Section 6651(a)(1) imposes an addition to tax for failure to timely file a return, unless the taxpayer establishes: (1) The failure did not result from willful neglect, and (2) the failure was due to reasonable cause. Willful neglect has been interpreted to mean a conscious, intentional failure, or reckless indifference. United States v. Boyle [85-1 USTC ╤ 13,602], 469 U.S. 241, 245-246 (1985). Reasonable cause requires the taxpayer to demonstrate that he or she exercised ordinary business care and prudence and was nonetheless unable to file a return on time.

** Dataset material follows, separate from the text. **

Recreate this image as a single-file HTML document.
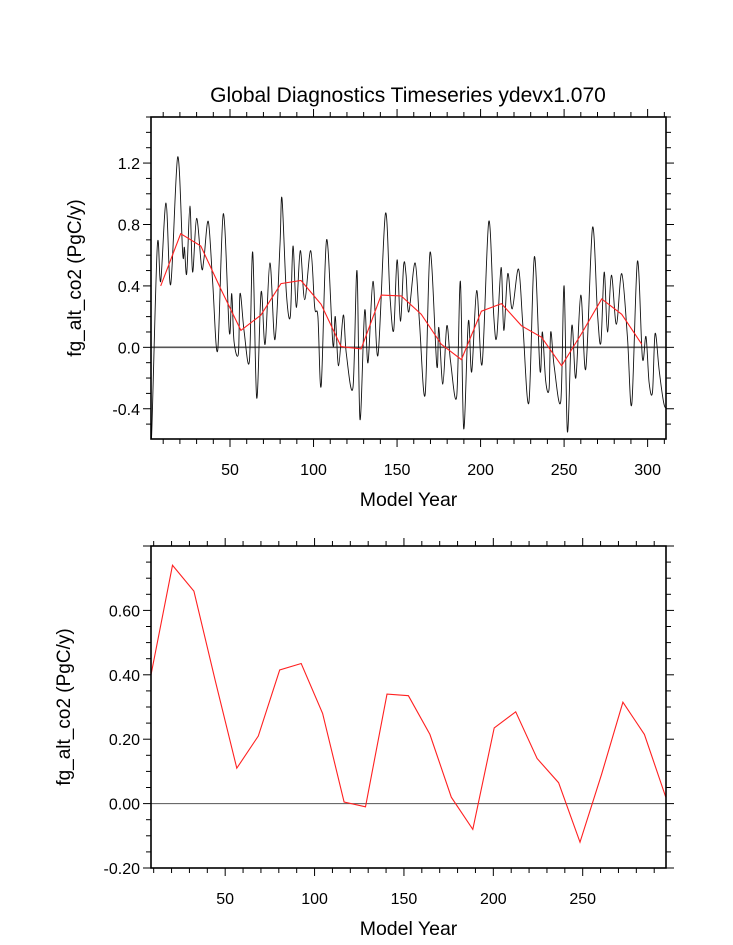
<!DOCTYPE html>
<html><head><meta charset="utf-8">
<style>
body{margin:0;background:#fff;}
svg{display:block;font-family:"Liberation Sans",sans-serif;}
</style></head>
<body>
<svg id="chart" width="733" height="945" viewBox="0 0 733 945">
<text x="408" y="102" text-anchor="middle" font-size="21">Global Diagnostics Timeseries ydevx1.070</text>
</svg>
<script>
// Annual series (years and values)
const annualYears = [2.1,3.1,6.5,8.5,11.7,14.5,18.7,21.7,22.7,24.1,26.0,27.6,30.0,33.0,34.4,37.0,39.6,42.6,46.0,49.6,51.0,52.4,55.0,56.0,58.4,61.6,63.6,66.0,68.6,71.0,73.9,76.9,79.9,81.1,83.7,86.1,87.7,89.7,92.1,94.7,98.3,100.7,102.6,104.6,107.8,111.6,113.0,115.0,117.8,119.6,123.6,126.0,127.8,130.6,132.6,135.6,138.6,143.0,145.8,148.0,150.0,152.0,154.0,155.4,157.0,160.8,163.4,166.8,169.8,173.8,175.0,177.4,179.8,182.0,185.7,187.9,189.9,192.7,194.7,197.7,200.9,204.9,207.9,209.7,212.3,213.9,216.3,218.9,222.7,225.3,228.9,232.2,235.6,237.0,239.0,241.0,242.0,244.0,248.0,250.0,252.0,254.6,257.0,260.0,263.0,267.0,270.0,272.0,274.0,276.0,278.3,281.3,284.5,287.9,290.5,293.9,296.9,299.0,300.9,302.9,304.5,306.9,309.8,311.8];
const annualValues = [-0.58,-0.56,0.66,0.43,0.94,0.41,1.24,0.61,0.65,0.48,0.92,0.49,0.84,0.52,0.58,0.82,0.43,-0.02,0.87,0.10,0.35,0.04,-0.04,0.35,0.11,-0.09,0.62,-0.33,0.36,0.02,0.55,0.05,0.67,0.97,0.36,0.20,0.66,0.26,0.63,0.31,0.63,0.26,0.20,-0.25,0.70,0.02,0.20,-0.12,0.21,-0.04,-0.26,0.50,-0.47,0.24,-0.10,0.43,-0.05,0.87,0.33,0.11,0.57,0.17,0.54,0.47,0.23,0.55,0.17,-0.31,0.62,-0.12,0.13,-0.24,0.14,-0.09,-0.32,0.43,-0.53,0.17,-0.16,0.37,-0.11,0.82,0.20,0.07,0.52,0.11,0.48,0.25,0.51,0.15,-0.36,0.59,-0.15,0.10,-0.22,-0.27,0.10,-0.12,-0.35,0.40,-0.55,0.14,-0.20,0.34,-0.14,0.78,0.22,0.03,0.49,0.10,0.47,0.15,0.48,0.07,-0.37,0.56,-0.07,0.07,-0.23,-0.29,0.09,-0.15,-0.37,-0.39];
// Smoothed (12-year mean) series
const meanYears = [8.5,20.5,32.5,44.5,56.5,68.5,80.5,92.5,104.5,116.5,128.5,140.5,152.5,164.5,176.5,188.5,200.5,212.5,224.5,236.5,248.5,260.5,272.5,284.5,296.5];
const meanValues = [0.40,0.74,0.66,0.38,0.11,0.21,0.415,0.435,0.28,0.005,-0.01,0.34,0.335,0.215,0.02,-0.08,0.235,0.285,0.14,0.065,-0.12,0.09,0.315,0.215,0.02];
const topYTicks = [-0.4,0.0,0.4,0.8,1.2];
const topYLabels = ["-0.4","0.0","0.4","0.8","1.2"];
const topXTicks = [50,100,150,200,250,300];
const botYTicks = [-0.2,0,0.2,0.4,0.6];
const botYLabels = ["-0.20","0.00","0.20","0.40","0.60"];
const botXTicks = [50,100,150,200,250];

const NS='http://www.w3.org/2000/svg';
const svg=document.getElementById('chart');
function el(tag,attrs,parent){const e=document.createElementNS(NS,tag);for(const k in attrs)e.setAttribute(k,attrs[k]);(parent||svg).appendChild(e);return e;}

function smoothPath(P){
  let d='M'+P[0][0].toFixed(1)+','+P[0][1].toFixed(1);
  for(let i=0;i<P.length-1;i++){
    const p0=P[i-1]||P[i],p1=P[i],p2=P[i+1],p3=P[i+2]||P[i+1];
    const c1x=p1[0]+(p2[0]-p0[0])/6,c1y=p1[1]+(p2[1]-p0[1])/6;
    const c2x=p2[0]-(p3[0]-p1[0])/6,c2y=p2[1]-(p3[1]-p1[1])/6;
    d+=' C'+c1x.toFixed(1)+','+c1y.toFixed(1)+' '+c2x.toFixed(1)+','+c2y.toFixed(1)+' '+p2[0].toFixed(1)+','+p2[1].toFixed(1);
  }
  return d;
}

function panel(p){
  const g=el('g',{});
  
  
  const sx=v=>p.x0+(v-p.xmin)/(p.xmax-p.xmin)*(p.x1-p.x0);
  const sy=v=>p.y1-(v-p.ymin)/(p.ymax-p.ymin)*(p.y1-p.y0);
  const tk=el('g',{stroke:'#000','stroke-width':'1'},g);
  
  
  for(let v=Math.ceil(p.xmin/p.xminor)*p.xminor; v<=p.xmax+1e-9; v+=p.xminor){
    const x=sx(v); const maj=Math.abs(v/p.xmajor-Math.round(v/p.xmajor))<1e-6; const L=maj?8:5;
    el('line',{x1:x,x2:x,y1:p.y1,y2:p.y1+L},tk); el('line',{x1:x,x2:x,y1:p.y0,y2:p.y0-L},tk);
  }
  for(let i=Math.ceil((p.ymin-1e-9)/p.yminor); i*p.yminor<=p.ymax+1e-9; i++){
    const v=i*p.yminor; const y=sy(v); const r=v/p.ymajor; const maj=Math.abs(r-Math.round(r))<1e-6; const L=maj?8:5;
    el('line',{x1:p.x0,x2:p.x0-L,y1:y,y2:y},tk); el('line',{x1:p.x1,x2:p.x1+L,y1:y,y2:y},tk);
  }
  p.xt.forEach(v=>{const t=el('text',{x:sx(v),y:p.y1+36,'text-anchor':'middle','font-size':'16'},g);t.textContent=v;
    });
  p.yt.forEach((v,i)=>{const t=el('text',{x:p.x0-11,y:sy(v)+6,'text-anchor':'end','font-size':'16'},g);t.textContent=p.yl[i];
    });
  const z=el('line',{x1:p.x0,x2:p.x1,y1:sy(0),y2:sy(0),stroke:'#555','stroke-width':p.zw},g);
  
  const cp='clip-'+p.name;
  const c=el('clipPath',{id:cp},g);el('rect',{x:p.x0,y:p.y0,width:p.x1-p.x0,height:p.y1-p.y0},c);
  if(p.black){
    const P=annualYears.map((yr,i)=>[sx(yr),sy(annualValues[i])]);
    const l=el('path',{d:smoothPath(P),fill:'none',stroke:'#111','stroke-width':'0.9','clip-path':'url(#'+cp+')'},g);
    
  }
  const pts2=meanYears.map((yr,i)=>sx(yr).toFixed(1)+','+sy(meanValues[i]).toFixed(1)).join(' ');
  const r=el('polyline',{points:pts2,fill:'none',stroke:'#ff2020','stroke-width':'1.1','clip-path':'url(#'+cp+')'},g);
  
  const fr=el('rect',{x:p.x0,y:p.y0,width:p.x1-p.x0,height:p.y1-p.y0,fill:'none',stroke:'#000','stroke-width':'1.6'},g);
  
  const xt=el('text',{x:(p.x0+p.x1)/2,y:p.y1+67,'text-anchor':'middle','font-size':'19.5'},g);xt.textContent='Model Year';
  
  const cy=(p.y0+p.y1)/2;
  const yt=el('text',{x:p.ytx,y:cy,'text-anchor':'middle','font-size':'19',transform:'rotate(-90 '+p.ytx+' '+cy+')'},g);yt.textContent='fg_alt_co2 (PgC/y)';
  
}
panel({name:'top-panel',x0:151,x1:666,y0:117,y1:439,xmin:2.7,xmax:311,ymin:-0.597,ymax:1.5,
  xminor:10,xmajor:50,yminor:0.1,ymajor:0.4,xt:topXTicks,yt:topYTicks,yl:topYLabels,black:true,zw:1.6,ytx:81});
panel({name:'bottom-panel',x0:151,x1:666,y0:546,y1:868,xmin:8.5,xmax:296.6,ymin:-0.2,ymax:0.8,
  xminor:10,xmajor:50,yminor:0.05,ymajor:0.2,xt:botXTicks,yt:botYTicks,yl:botYLabels,black:false,zw:1,ytx:70});
</script>
</body></html>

Petitioner has merely stated that he trusted his advisers and believed in good faith that the trusts were a way to maximize his estate. However, petitioner's reliance was not only misplaced; it was unreasonable. Petitioner did not investigate the qualifications of his advisers, and does not know yet whether they were certified accountants or attorneys. He failed to consult any outside adviser, including his own accountant, because "he may have advised against it." Petitioner did not call the "trustees", "advisers", or his accountant to testify. We infer that such testimony would not have been helpful to petitioner.

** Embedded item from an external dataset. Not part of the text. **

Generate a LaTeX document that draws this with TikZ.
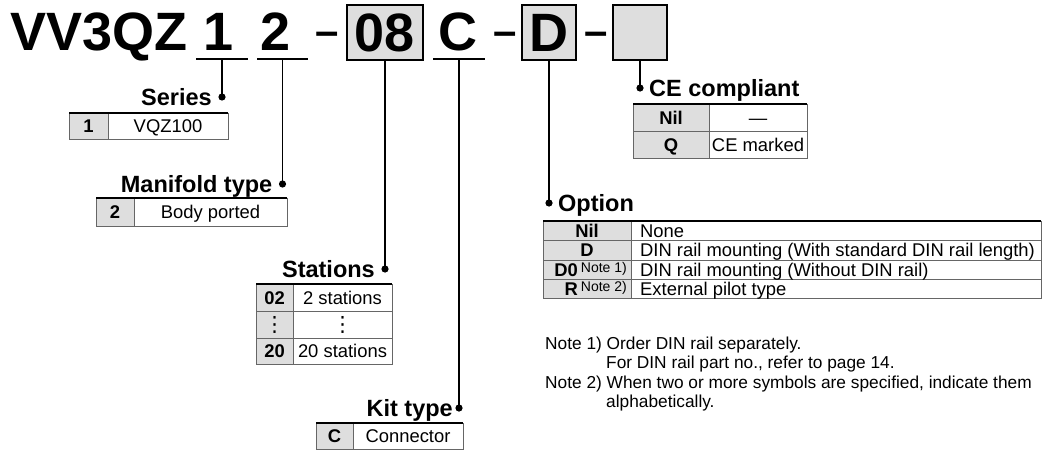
\documentclass[tikz,border=0pt]{standalone}
\usepackage{fontspec}
\setmainfont{Liberation Sans}
\newfontfamily\symfont{DejaVu Sans}
\usetikzlibrary{positioning}
\definecolor{keygray}{gray}{0.87}
\definecolor{rulegray}{gray}{0.4}
\tikzset{
  code/.style={font=\fontsize{54}{54}\selectfont\bfseries, inner sep=0pt, text height=38.7pt, text depth=0pt},
  codebox/.style={code, draw, line width=1.5pt, fill=keygray, minimum height=55pt},
  sepdash/.style={font=\fontsize{42}{42}\selectfont\bfseries, inner sep=0pt, anchor=base},
  hdg/.style={font=\fontsize{23.5}{23.5}\selectfont\bfseries, inner sep=0pt, text height=16.8pt, text depth=0pt},
  cell/.style={font=\fontsize{18.4}{18.4}\selectfont, inner sep=0pt, text height=13.2pt, text depth=0pt},
  keycell/.style={cell, font=\fontsize{18.4}{18.4}\selectfont\bfseries},
  dotcell/.style={font=\fontsize{21}{21}\selectfont\symfont, inner sep=0pt},
  note/.style={font=\fontsize{17.3}{19.5}\selectfont, inner sep=0pt, anchor=base west},
  conn/.style={line width=1.5pt},
  tabrule/.style={rulegray, line width=1pt},
  tabtop/.style={line width=2pt},
}
\newcommand{\noteref}[1]{\raisebox{4pt}{\fontsize{14}{14}\selectfont\mdseries Note #1)}}
\begin{document}
\begin{tikzpicture}[x=1pt, y=-1pt]
  \useasboundingbox (0,0) rectangle (1044,450);

  % part number
  \node[code, anchor=base west] (vv) at (10,50) {VV3QZ};
  \node[code] (k1) at (219,31) {1};
  \node[code] (k2) at (276,31) {2};
  \node[sepdash] (m1) at (327.5,45) {–};
  \node[codebox, minimum width=76pt] (k08) at (385,32.5) {08};
  \node[code] (kc) at (458,31) {C};
  \node[sepdash] (m2) at (505,45) {–};
  \node[codebox, minimum width=54pt] (kd) at (549,32.5) {D};
  \node[sepdash] (m3) at (596,45) {–};
  \node[codebox, minimum width=54pt] (kce) at (640,32.5) {};
  \draw[conn] (196,59) -- coordinate (u1) (248,59);
  \draw[conn] (257,59) -- coordinate (u2) (308,59);
  \draw[conn] (433,59) -- coordinate (uc) (485,59);

  \coordinate (dser) at (222,97);
  \coordinate (dman) at (282.5,184);
  \coordinate (dsta) at (385,269);
  \coordinate (dkit) at (459,408);
  \coordinate (dopt) at (549,203);
  \coordinate (dce) at (640,88);
  \foreach \a/\b in {u1/dser, u2/dman, k08.south/dsta, uc/dkit, kd.south/dopt, kce.south/dce} {
    \draw[conn] (\a) -- (\a |- \b);
    \fill (\b) circle (3.6pt);
  }

  \node[hdg, left=10pt of dser] (hser) {Series};
  \node[hdg, left=10pt of dman] (hman) {Manifold type};
  \node[hdg, left=10pt of dsta] (hsta) {Stations};
  \node[hdg, left=6pt of dkit] (hkit) {Kit type};
  \node[hdg, right=9pt of dopt] (hopt) {Option};
  \node[hdg, right=9pt of dce] (hce) {CE compliant};

  % series
  \fill[keygray] (69,113) rectangle (108,139);
  \draw[tabrule] (69,113) rectangle (228,139) (108,113) -- (108,139);
  \draw[tabtop] (69,113) -- (228,113);
  \node[keycell] (s1) at (88.5,126) {1};
  \node[cell] (s1v) at (168,126) {VQZ100};

  % manifold type
  \fill[keygray] (96,198) rectangle (134,226);
  \draw[tabrule] (96,198) rectangle (287,226) (134,198) -- (134,226);
  \draw[tabtop] (96,198) -- (287,198);
  \node[keycell] (m2k) at (115,212) {2};
  \node[cell] (m2v) at (210.5,212) {Body ported};

  % stations
  \fill[keygray] (256,284) rectangle (293,364);
  \draw[tabrule] (256,284) rectangle (392,364) (293,284) -- (293,364)
    (256,311) -- (392,311) (256,338) -- (392,338);
  \draw[tabtop] (256,284) -- (392,284);
  \node[keycell] (st1) at (274.5,297.5) {02};
  \node[cell] (st1v) at (342.5,297.5) {2 stations};
  \node[dotcell] (st2) at (274.5,324.5) {⋮};
  \node[dotcell] (st2v) at (342.5,324.5) {⋮};
  \node[keycell] (st3) at (274.5,351) {20};
  \node[cell] (st3v) at (342.5,351) {20 stations};

  % kit type
  \fill[keygray] (316,423) rectangle (353,449);
  \draw[tabrule] (316,423) rectangle (463,449) (353,423) -- (353,449);
  \draw[tabtop] (316,423) -- (463,423);
  \node[keycell] (kt) at (334.5,436) {C};
  \node[cell] (ktv) at (408,436) {Connector};

  % CE compliant
  \fill[keygray] (633,104) rectangle (709,158);
  \draw[tabrule] (633,104) rectangle (807,158) (709,104) -- (709,158) (633,131) -- (807,131);
  \draw[tabtop] (633,104) -- (807,104);
  \node[keycell] (ce1) at (671,117.5) {Nil};
  \node[cell] (ce1v) at (758,117.5) {—};
  \node[keycell] (ce2) at (671,144.5) {Q};
  \node[cell] (ce2v) at (758,144.5) {CE marked};

  % option
  \fill[keygray] (543,221) rectangle (631,298.5);
  \draw[tabrule] (543,221) rectangle (1041,298.5) (631,221) -- (631,298.5)
    (543,240.5) -- (1041,240.5) (543,260) -- (1041,260) (543,279) -- (1041,279);
  \draw[tabtop] (543,221) -- (1041,221);
  \node[keycell] (o1) at (587,230.75) {Nil};
  \node[cell, anchor=west] (o1v) at (640,230.75) {None};
  \node[keycell] (o2) at (587,250.25) {D};
  \node[cell, anchor=west] (o2v) at (640,250.25) {DIN rail mounting (With standard DIN rail length)};
  \node[keycell, anchor=east] (o3) at (627,269.5) {D0\,\noteref{1}};
  \node[cell, anchor=west] (o3v) at (640,269.5) {DIN rail mounting (Without DIN rail)};
  \node[keycell, anchor=east] (o4) at (627,288.75) {R\,\noteref{2}};
  \node[cell, anchor=west] (o4v) at (640,288.75) {External pilot type};

  \node[note] (n1) at (545,349) {Note 1) Order DIN rail separately.};
  \node[note] (n1b) at (606,368.5) {For DIN rail part no., refer to page 14.};
  \node[note] (n2) at (545,388) {Note 2) When two or more symbols are specified, indicate them};
  \node[note] (n2b) at (606,407.5) {alphabetically.};
\end{tikzpicture}
\end{document}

Moreover, it was not reasonable for petitioner to believe he could legitimately save large amounts of tax, without any change in the use or treatment of his previously personal property and business, merely by the use of an offshore trust.

In light of the above, we find petitioner was intentionally negligent or recklessly indifferent to rules and regulations, and is liable for the additions to tax for negligence and failure to file.

Addition for Failure To Pay Estimated Income Tax

Respondent determined in the notice of deficiency that petitioner is liable for additions to income tax for each of the years in issue for failure to pay estimated tax pursuant to section 6654. Petitioner has not met his burden of proving respondent's determination is erroneous. Therefore, respondent's determination is sustained.

To reflect the foregoing,

Decision will be entered under Rule 155.